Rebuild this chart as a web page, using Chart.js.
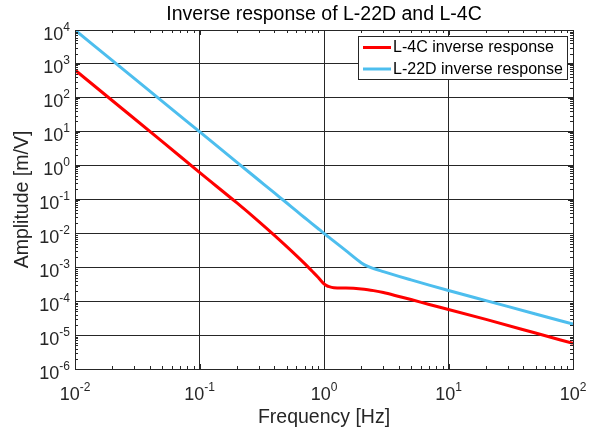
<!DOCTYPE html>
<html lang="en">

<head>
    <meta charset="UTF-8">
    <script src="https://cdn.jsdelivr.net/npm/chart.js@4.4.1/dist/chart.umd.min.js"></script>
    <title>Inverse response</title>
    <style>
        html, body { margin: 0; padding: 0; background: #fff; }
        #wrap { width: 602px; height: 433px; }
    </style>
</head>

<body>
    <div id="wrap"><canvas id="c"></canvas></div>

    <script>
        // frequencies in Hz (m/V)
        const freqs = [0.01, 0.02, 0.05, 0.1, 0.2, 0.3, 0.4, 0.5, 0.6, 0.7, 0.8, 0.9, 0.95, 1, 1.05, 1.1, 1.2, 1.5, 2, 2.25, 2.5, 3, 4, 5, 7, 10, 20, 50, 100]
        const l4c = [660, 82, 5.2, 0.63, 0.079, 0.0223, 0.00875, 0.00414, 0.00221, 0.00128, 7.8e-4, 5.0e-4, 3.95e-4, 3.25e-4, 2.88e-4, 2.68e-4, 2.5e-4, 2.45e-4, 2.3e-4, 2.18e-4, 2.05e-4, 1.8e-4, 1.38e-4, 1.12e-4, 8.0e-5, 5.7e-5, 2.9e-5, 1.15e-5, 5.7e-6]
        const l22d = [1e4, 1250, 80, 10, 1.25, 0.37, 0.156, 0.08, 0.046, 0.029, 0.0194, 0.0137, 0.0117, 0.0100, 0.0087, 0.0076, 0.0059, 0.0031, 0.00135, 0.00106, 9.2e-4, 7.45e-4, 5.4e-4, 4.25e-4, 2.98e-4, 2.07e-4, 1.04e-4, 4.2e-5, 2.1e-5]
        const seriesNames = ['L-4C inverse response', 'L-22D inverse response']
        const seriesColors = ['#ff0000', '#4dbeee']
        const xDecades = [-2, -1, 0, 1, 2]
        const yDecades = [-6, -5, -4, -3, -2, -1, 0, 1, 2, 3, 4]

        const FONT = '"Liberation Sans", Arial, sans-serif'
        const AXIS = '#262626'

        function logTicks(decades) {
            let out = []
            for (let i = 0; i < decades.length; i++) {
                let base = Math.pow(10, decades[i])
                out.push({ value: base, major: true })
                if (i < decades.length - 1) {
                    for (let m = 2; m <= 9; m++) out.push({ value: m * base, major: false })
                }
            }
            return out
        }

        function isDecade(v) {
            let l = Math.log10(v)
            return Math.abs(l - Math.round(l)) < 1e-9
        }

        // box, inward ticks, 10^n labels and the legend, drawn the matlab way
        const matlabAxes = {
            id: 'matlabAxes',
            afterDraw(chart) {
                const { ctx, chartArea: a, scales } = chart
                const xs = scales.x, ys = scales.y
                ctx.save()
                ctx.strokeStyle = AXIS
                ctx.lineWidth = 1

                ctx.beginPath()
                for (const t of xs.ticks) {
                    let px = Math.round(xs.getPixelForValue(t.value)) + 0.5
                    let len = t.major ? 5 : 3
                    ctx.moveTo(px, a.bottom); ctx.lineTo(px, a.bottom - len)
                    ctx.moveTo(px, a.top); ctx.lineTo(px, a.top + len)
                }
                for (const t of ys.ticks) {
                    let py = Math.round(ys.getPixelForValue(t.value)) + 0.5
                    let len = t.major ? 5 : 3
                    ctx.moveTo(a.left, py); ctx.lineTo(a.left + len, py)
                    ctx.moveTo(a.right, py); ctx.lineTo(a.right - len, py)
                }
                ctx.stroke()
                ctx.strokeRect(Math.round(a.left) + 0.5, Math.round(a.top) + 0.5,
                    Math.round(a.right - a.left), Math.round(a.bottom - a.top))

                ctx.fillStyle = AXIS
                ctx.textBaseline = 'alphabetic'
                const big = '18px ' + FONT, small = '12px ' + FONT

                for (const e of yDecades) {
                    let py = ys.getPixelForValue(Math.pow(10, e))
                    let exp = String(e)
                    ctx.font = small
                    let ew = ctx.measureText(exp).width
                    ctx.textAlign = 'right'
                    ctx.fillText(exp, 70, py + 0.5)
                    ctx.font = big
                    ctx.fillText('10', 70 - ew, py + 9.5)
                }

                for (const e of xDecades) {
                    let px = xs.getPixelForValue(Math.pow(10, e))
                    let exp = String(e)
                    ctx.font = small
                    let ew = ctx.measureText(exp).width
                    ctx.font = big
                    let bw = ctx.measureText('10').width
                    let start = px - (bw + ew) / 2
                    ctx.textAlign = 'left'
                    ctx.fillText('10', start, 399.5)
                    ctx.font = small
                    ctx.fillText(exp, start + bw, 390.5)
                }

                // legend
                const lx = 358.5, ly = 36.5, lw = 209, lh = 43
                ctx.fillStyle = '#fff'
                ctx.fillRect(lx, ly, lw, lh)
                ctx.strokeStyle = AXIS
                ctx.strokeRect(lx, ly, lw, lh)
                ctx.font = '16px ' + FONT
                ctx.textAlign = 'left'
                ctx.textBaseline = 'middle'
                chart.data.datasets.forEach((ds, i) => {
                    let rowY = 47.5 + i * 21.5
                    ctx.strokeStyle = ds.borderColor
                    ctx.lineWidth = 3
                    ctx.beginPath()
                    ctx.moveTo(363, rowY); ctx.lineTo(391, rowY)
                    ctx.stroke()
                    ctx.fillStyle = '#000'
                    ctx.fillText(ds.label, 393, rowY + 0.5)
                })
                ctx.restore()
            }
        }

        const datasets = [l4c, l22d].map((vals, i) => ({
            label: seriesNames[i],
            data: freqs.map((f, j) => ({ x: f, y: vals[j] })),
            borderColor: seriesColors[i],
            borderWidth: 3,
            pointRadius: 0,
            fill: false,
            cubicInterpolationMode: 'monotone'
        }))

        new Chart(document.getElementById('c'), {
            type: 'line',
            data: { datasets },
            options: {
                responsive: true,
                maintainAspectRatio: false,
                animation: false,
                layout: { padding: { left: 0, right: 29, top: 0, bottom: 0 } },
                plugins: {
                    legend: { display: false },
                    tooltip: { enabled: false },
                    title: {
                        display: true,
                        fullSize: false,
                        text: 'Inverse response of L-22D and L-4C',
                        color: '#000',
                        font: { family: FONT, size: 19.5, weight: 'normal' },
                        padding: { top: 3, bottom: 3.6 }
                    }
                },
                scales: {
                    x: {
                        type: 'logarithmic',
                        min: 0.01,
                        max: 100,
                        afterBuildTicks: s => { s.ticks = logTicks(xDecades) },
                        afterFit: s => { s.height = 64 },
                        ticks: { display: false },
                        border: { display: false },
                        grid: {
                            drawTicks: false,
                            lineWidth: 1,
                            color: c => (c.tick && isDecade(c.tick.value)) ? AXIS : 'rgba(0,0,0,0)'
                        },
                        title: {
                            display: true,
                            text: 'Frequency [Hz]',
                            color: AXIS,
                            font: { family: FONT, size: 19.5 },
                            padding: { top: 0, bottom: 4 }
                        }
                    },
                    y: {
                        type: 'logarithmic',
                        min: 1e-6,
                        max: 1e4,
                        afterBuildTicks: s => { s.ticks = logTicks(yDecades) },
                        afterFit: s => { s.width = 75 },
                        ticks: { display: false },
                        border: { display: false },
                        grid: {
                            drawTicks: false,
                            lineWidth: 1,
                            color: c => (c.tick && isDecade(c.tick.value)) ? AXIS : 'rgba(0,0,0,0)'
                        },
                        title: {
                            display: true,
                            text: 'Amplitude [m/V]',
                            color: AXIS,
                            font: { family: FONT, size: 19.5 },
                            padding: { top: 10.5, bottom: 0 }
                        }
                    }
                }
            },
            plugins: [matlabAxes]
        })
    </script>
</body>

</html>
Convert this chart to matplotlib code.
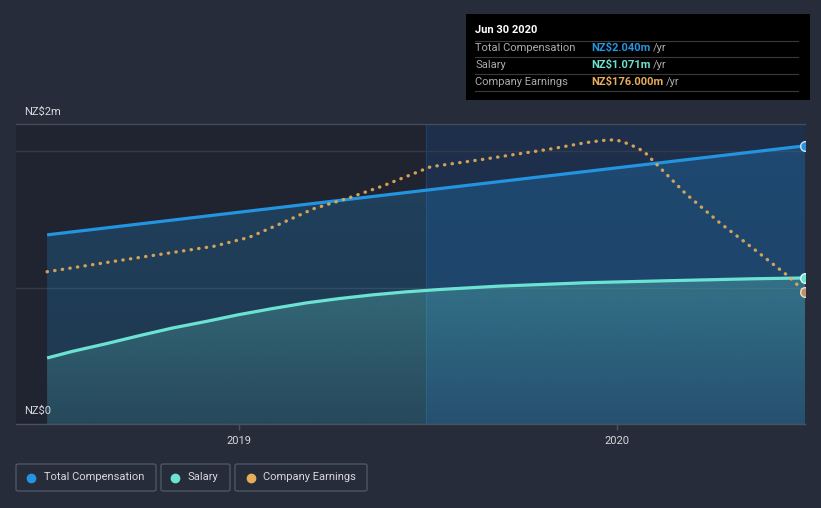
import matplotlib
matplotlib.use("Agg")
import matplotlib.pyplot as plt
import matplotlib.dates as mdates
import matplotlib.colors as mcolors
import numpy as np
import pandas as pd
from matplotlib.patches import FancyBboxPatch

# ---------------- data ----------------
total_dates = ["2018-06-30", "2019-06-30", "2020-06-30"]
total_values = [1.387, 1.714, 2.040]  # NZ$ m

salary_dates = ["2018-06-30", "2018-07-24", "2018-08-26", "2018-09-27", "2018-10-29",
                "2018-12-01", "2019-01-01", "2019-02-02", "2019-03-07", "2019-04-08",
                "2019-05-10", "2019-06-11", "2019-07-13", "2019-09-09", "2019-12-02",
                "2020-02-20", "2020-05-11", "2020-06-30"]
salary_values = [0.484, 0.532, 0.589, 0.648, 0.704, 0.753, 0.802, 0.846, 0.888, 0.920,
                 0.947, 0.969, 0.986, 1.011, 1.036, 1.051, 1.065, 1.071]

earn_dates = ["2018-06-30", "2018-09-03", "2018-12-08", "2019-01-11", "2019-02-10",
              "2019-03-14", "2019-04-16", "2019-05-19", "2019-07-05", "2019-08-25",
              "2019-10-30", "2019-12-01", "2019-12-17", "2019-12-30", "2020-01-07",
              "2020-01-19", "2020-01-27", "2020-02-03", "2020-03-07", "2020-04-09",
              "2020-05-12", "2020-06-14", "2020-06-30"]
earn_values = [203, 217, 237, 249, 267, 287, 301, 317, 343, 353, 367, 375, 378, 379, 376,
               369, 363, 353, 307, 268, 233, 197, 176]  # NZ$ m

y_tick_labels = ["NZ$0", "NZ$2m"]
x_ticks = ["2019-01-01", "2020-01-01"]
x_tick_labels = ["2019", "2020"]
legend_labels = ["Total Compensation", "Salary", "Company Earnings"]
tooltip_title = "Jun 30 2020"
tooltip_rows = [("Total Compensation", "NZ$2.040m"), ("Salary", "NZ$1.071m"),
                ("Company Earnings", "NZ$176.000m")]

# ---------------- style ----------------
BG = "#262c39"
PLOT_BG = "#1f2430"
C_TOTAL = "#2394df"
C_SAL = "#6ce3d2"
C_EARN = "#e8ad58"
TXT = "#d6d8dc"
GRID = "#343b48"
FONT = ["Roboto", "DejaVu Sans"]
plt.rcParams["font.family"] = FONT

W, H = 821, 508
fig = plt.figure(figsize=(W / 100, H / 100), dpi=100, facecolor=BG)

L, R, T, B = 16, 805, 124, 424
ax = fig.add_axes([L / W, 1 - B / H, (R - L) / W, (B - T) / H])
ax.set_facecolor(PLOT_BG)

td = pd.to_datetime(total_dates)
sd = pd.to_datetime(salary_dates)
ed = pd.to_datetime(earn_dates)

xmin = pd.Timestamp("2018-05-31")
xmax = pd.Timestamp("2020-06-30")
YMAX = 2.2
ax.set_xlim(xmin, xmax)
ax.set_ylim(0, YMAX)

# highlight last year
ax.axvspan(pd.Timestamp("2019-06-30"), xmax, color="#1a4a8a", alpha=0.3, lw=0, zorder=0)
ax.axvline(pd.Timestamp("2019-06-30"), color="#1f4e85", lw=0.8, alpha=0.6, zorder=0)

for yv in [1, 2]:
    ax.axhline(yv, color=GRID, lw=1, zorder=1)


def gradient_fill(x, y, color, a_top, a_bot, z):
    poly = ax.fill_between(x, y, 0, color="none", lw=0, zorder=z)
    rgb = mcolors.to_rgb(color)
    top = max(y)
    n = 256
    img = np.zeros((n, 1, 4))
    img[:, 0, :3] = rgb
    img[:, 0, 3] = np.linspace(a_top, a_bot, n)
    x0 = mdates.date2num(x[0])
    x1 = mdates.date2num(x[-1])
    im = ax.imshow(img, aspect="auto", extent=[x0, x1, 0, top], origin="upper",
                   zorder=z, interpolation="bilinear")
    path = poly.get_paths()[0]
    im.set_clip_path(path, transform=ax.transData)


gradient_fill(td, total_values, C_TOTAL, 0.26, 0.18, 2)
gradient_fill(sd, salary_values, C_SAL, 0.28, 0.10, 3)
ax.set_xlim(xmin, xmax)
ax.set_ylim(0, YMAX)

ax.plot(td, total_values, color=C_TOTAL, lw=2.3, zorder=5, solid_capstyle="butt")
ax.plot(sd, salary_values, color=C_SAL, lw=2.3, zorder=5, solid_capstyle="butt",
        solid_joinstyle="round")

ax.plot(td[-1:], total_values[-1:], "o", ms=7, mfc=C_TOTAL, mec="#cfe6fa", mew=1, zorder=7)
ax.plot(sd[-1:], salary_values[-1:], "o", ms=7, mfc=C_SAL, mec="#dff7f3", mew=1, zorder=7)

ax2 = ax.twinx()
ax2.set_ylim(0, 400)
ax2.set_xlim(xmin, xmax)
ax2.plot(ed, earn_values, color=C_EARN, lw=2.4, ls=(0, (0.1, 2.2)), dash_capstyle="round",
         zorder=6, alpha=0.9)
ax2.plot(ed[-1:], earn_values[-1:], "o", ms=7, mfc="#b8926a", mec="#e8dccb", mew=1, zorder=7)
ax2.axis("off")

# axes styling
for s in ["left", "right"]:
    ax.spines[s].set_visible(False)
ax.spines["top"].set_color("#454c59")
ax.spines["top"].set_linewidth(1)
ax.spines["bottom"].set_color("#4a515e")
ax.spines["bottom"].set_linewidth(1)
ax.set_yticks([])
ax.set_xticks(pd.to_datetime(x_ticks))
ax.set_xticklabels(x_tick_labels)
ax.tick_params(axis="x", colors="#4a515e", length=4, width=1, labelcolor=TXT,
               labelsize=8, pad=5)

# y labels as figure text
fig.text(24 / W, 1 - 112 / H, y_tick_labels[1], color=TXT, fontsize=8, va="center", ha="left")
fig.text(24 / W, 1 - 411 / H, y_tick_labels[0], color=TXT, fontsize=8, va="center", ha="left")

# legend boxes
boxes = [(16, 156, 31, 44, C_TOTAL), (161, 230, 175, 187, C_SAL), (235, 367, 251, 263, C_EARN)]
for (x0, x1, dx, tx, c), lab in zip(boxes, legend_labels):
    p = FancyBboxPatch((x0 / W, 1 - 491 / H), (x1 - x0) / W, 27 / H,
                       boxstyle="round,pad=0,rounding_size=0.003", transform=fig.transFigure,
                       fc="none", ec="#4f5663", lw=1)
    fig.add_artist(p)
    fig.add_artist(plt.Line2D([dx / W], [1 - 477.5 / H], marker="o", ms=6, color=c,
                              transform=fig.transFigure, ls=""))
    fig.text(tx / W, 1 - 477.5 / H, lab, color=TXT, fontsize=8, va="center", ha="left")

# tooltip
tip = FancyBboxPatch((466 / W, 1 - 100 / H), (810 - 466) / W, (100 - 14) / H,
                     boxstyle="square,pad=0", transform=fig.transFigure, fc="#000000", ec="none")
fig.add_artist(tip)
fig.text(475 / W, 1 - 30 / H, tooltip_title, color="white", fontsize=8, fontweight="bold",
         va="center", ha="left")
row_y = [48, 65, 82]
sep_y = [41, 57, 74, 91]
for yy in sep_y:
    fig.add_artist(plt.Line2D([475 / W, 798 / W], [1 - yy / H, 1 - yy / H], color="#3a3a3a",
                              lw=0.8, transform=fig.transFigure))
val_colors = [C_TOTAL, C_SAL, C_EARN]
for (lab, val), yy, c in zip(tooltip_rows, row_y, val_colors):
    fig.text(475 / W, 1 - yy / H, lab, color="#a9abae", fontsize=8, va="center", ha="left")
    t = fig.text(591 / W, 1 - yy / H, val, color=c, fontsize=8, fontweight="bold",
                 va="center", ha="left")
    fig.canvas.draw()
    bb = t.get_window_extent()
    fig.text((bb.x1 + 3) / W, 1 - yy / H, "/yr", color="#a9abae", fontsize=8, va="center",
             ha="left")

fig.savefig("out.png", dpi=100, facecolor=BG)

******************************

Of the lines above, quote exactly those from the one with "Convert this chart to matplotlib code." through the one with "0.947, 0.969, 0.986, 1.011, 1.036, 1.051, 1.065, 1.071]", ends included; pictures stay out.

Convert this chart to matplotlib code.
import matplotlib
matplotlib.use("Agg")
import matplotlib.pyplot as plt
import matplotlib.dates as mdates
import matplotlib.colors as mcolors
import numpy as np
import pandas as pd
from matplotlib.patches import FancyBboxPatch

# ---------------- data ----------------
total_dates = ["2018-06-30", "2019-06-30", "2020-06-30"]
total_values = [1.387, 1.714, 2.040]  # NZ$ m

salary_dates = ["2018-06-30", "2018-07-24", "2018-08-26", "2018-09-27", "2018-10-29",
                "2018-12-01", "2019-01-01", "2019-02-02", "2019-03-07", "2019-04-08",
                "2019-05-10", "2019-06-11", "2019-07-13", "2019-09-09", "2019-12-02",
                "2020-02-20", "2020-05-11", "2020-06-30"]
salary_values = [0.484, 0.532, 0.589, 0.648, 0.704, 0.753, 0.802, 0.846, 0.888, 0.920,
                 0.947, 0.969, 0.986, 1.011, 1.036, 1.051, 1.065, 1.071]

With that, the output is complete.